* EXERCISE REQUIREMENTS:
Retype the whole listing, please, keeping every line exact and dropping the pictures.

* EXERCISE DATA:
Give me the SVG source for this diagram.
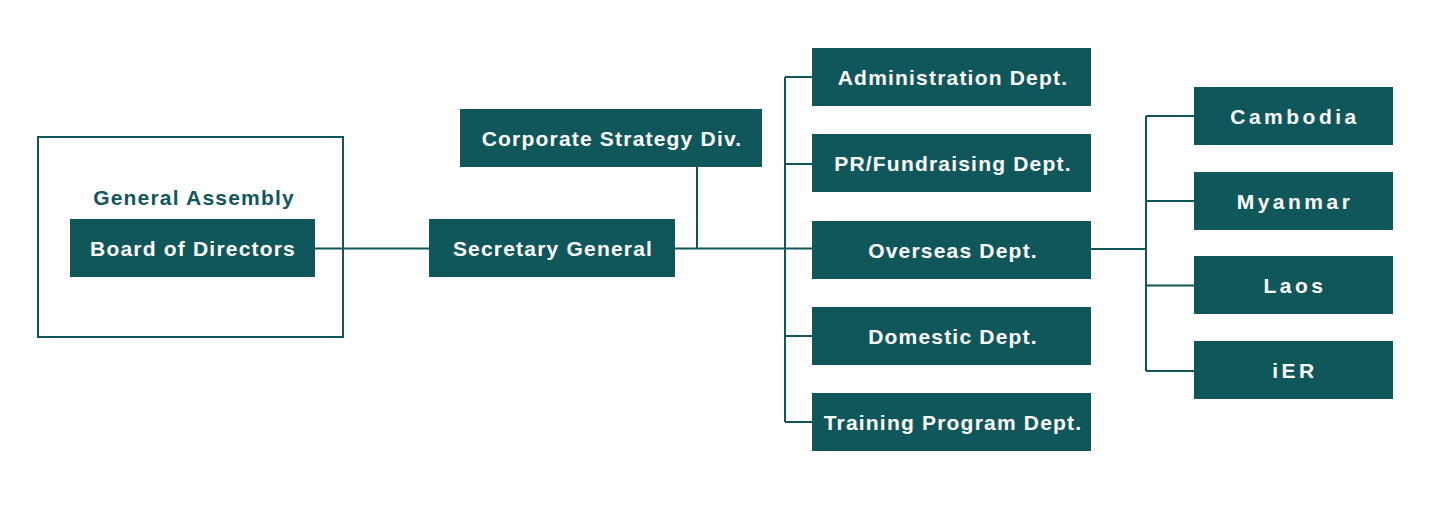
<svg xmlns="http://www.w3.org/2000/svg" width="1432" height="515" viewBox="0 0 1432 515">
<style>
.box{fill:#10575b}
.t{font-family:"Liberation Sans",Arial,sans-serif;font-weight:bold;font-size:21px;fill:#ffffff;text-anchor:middle;letter-spacing:1.2px}
.c{letter-spacing:3.5px}
.ga{fill:#10575b}
.ln{stroke:#10575b;stroke-width:2;fill:none}
</style>
<rect width="1432" height="515" fill="#ffffff"/>
<g id="connectors">
<path class="ln" d="M315 248.5H812"/>
<path class="ln" d="M697 166V248.5"/>
<path class="ln" d="M785 77V422M785 77H812M785 164H812M785 336H812M785 422H812"/>
<path class="ln" d="M1091 249H1146M1146 116V371M1146 116H1194M1146 201H1194M1146 285.5H1194M1146 371H1194"/>
</g>
<g id="general-assembly">
<rect x="38" y="137" width="305" height="200" fill="none" stroke="#10575b" stroke-width="2"/>
<text class="t ga" x="194" y="205">General Assembly</text>
</g>
<g id="board">
<rect class="box" x="70" y="219" width="245" height="58"/>
<text class="t" x="193" y="256">Board of Directors</text>
</g>
<g id="secretary">
<rect class="box" x="429" y="219" width="246" height="58"/>
<text class="t" x="553" y="256">Secretary General</text>
</g>
<g id="corporate">
<rect class="box" x="460" y="109" width="302" height="58"/>
<text class="t" x="612" y="146">Corporate Strategy Div.</text>
</g>
<g id="admin">
<rect class="box" x="812" y="48" width="279" height="58"/>
<text class="t" x="953" y="85">Administration Dept.</text>
</g>
<g id="pr">
<rect class="box" x="812" y="134" width="279" height="58"/>
<text class="t" x="953" y="171">PR/Fundraising Dept.</text>
</g>
<g id="overseas">
<rect class="box" x="812" y="221" width="279" height="58"/>
<text class="t" x="953" y="258">Overseas Dept.</text>
</g>
<g id="domestic">
<rect class="box" x="812" y="307" width="279" height="58"/>
<text class="t" x="953" y="343.5">Domestic Dept.</text>
</g>
<g id="training">
<rect class="box" x="812" y="393" width="279" height="58"/>
<text class="t" x="953" y="429.5">Training Program Dept.</text>
</g>
<g id="cambodia">
<rect class="box" x="1194" y="87" width="199" height="58"/>
<text class="t c" x="1295" y="124">Cambodia</text>
</g>
<g id="myanmar">
<rect class="box" x="1194" y="172" width="199" height="58"/>
<text class="t c" x="1295" y="209">Myanmar</text>
</g>
<g id="laos">
<rect class="box" x="1194" y="256" width="199" height="58"/>
<text class="t c" x="1295" y="293">Laos</text>
</g>
<g id="ier">
<rect class="box" x="1194" y="341" width="199" height="58"/>
<text class="t c" x="1295" y="378">iER</text>
</g>
</svg>
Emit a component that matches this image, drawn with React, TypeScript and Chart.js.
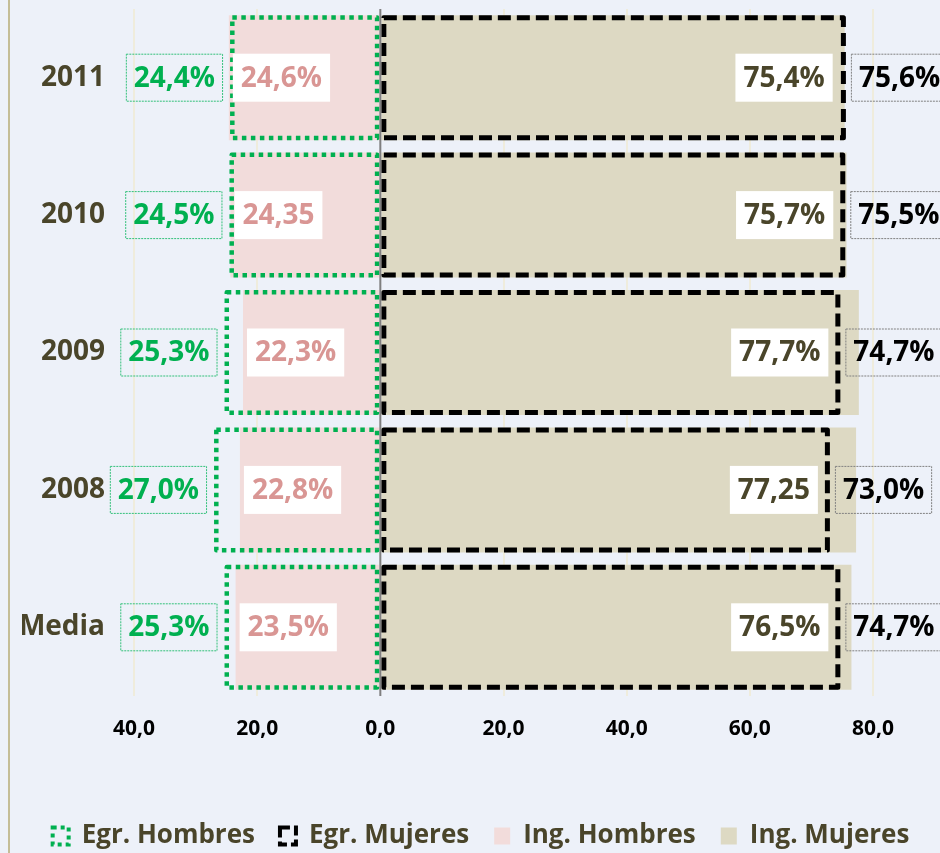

* RESPONSE FOR THIS EXERCISE:
Give me the SVG source for this diagram.
<svg xmlns="http://www.w3.org/2000/svg" width="1432" height="515" viewBox="0 0 1432 515">
<style>
.box{fill:#10575b}
.t{font-family:"Liberation Sans",Arial,sans-serif;font-weight:bold;font-size:21px;fill:#ffffff;text-anchor:middle;letter-spacing:1.2px}
.c{letter-spacing:3.5px}
.ga{fill:#10575b}
.ln{stroke:#10575b;stroke-width:2;fill:none}
</style>
<rect width="1432" height="515" fill="#ffffff"/>
<g id="connectors">
<path class="ln" d="M315 248.5H812"/>
<path class="ln" d="M697 166V248.5"/>
<path class="ln" d="M785 77V422M785 77H812M785 164H812M785 336H812M785 422H812"/>
<path class="ln" d="M1091 249H1146M1146 116V371M1146 116H1194M1146 201H1194M1146 285.5H1194M1146 371H1194"/>
</g>
<g id="general-assembly">
<rect x="38" y="137" width="305" height="200" fill="none" stroke="#10575b" stroke-width="2"/>
<text class="t ga" x="194" y="205">General Assembly</text>
</g>
<g id="board">
<rect class="box" x="70" y="219" width="245" height="58"/>
<text class="t" x="193" y="256">Board of Directors</text>
</g>
<g id="secretary">
<rect class="box" x="429" y="219" width="246" height="58"/>
<text class="t" x="553" y="256">Secretary General</text>
</g>
<g id="corporate">
<rect class="box" x="460" y="109" width="302" height="58"/>
<text class="t" x="612" y="146">Corporate Strategy Div.</text>
</g>
<g id="admin">
<rect class="box" x="812" y="48" width="279" height="58"/>
<text class="t" x="953" y="85">Administration Dept.</text>
</g>
<g id="pr">
<rect class="box" x="812" y="134" width="279" height="58"/>
<text class="t" x="953" y="171">PR/Fundraising Dept.</text>
</g>
<g id="overseas">
<rect class="box" x="812" y="221" width="279" height="58"/>
<text class="t" x="953" y="258">Overseas Dept.</text>
</g>
<g id="domestic">
<rect class="box" x="812" y="307" width="279" height="58"/>
<text class="t" x="953" y="343.5">Domestic Dept.</text>
</g>
<g id="training">
<rect class="box" x="812" y="393" width="279" height="58"/>
<text class="t" x="953" y="429.5">Training Program Dept.</text>
</g>
<g id="cambodia">
<rect class="box" x="1194" y="87" width="199" height="58"/>
<text class="t c" x="1295" y="124">Cambodia</text>
</g>
<g id="myanmar">
<rect class="box" x="1194" y="172" width="199" height="58"/>
<text class="t c" x="1295" y="209">Myanmar</text>
</g>
<g id="laos">
<rect class="box" x="1194" y="256" width="199" height="58"/>
<text class="t c" x="1295" y="293">Laos</text>
</g>
<g id="ier">
<rect class="box" x="1194" y="341" width="199" height="58"/>
<text class="t c" x="1295" y="378">iER</text>
</g>
</svg>
Emit a component that matches this image, drawn with React, TypeScript and Chart.js.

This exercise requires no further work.